After the attack on Pearl Harbor, 120,000 Japanese-Americans were sent away from their homes and businesses and locked up in incarceration camps.

When they returned home in 1945, they often found their homes and possessions stolen or auctioned off.

Los Angeles Times columnist Patt Morrison called it one of the United States’ “greatest swindles,” one that impacted the generations that came after. 

People of Japanese descent were sent to camps around the country after then-President Franklin D. Roosevelt signed Executive Order 9066.

Most of those incarcerated were from California.

Morrison explained how quickly authorities instructed them to leave their homes.

“In some cases, it was within hours of the attack on Pearl Harbor,” she said. “Their bank accounts were closed and confiscated. And then, even into January, people were being moved out of Japanese-American enclaves on the West Coast to staging areas. There wasn’t even a camp then. Their goods were put up for sale in these panic sales, hundreds of dollars’ worth of appliances for $25, a $200 piano for $25. They needed cash because they couldn’t get to their bank accounts. They had to liquidate fast and people took advantage of them.”

Morrison spoke about one family fighting to reclaim what had been stolen.

“The Koda family in the Central Valley, which had a tremendous rice import growing and importing and exporting operation, worth several million dollars,” she said. “They started fighting after the end of the war to get some of that money back. Some of their land that they had entrusted to an overseer had been sold off by him. And eventually they fought into three generations and finally got a settlement of maybe 15 cents on the dollar.”

The Morey family’s Asia Company operated out of Little Tokyo near Downtown LA before it had to be sold. 

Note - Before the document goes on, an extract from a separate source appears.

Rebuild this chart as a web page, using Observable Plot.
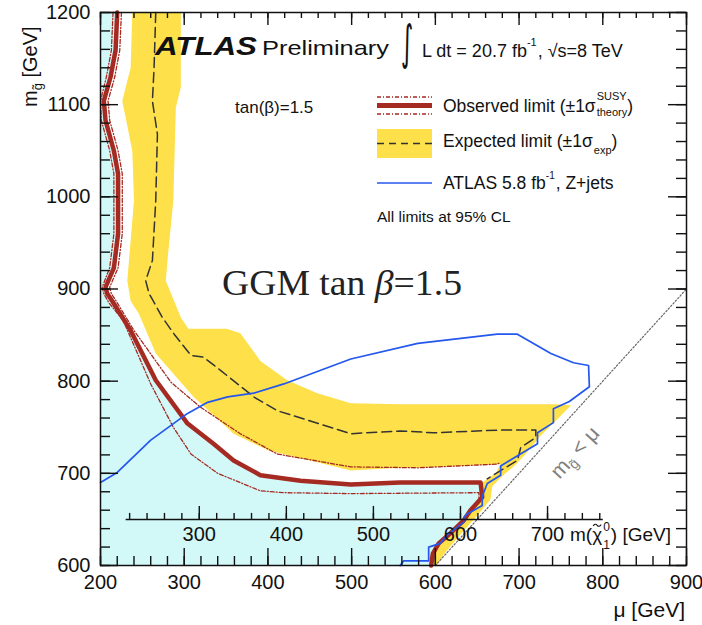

“Joshua Morey talked to me. His great grandfather had come from Japan at the end of the 19th century and established this import-export business because then Japanese goods were very exotic, and you had to have a Japanese this or that in your household,” said Morrison. “And then, along comes the war. Along comes internment camps. And that store was gone. I found an ad in the LA Times, a display ad of the auctioning off of these goods. Some of them were cowboy hats, auctioning off cowboy hats from a Japanese company that was supposedly disloyal because it was owned by a Japanese person.”

The incarcerated Japanese Americans had a strong advocate in Washington, D.C., in the years after the war.

“Norman Mineta, who was the secretary of transportation, who grew up in San Jose, who became a congressman,” Morrison said. “He and other Japanese-American members of Congress fought for reparations over decades. It literally took decades before President Ronald Reagan signed that law giving reparations.”

Morrison also shared a story she received from a reader who knew of a family that came home from the camps to a happier ending. 

“One email I got from a man who said there was a Japanese-American family in Sawtelle, which was a very highly sought after Japanese-American part of Los Angeles, and they had been sent off to the internment camps, but their neighbors kept their house,” she said. “Their neighbors and their friends maintained the house, paid the taxes. And when they came back from the camps, there was a big banner saying ‘Welcome home.’ And they were given a box by their neighbors [with] the keys to the house.”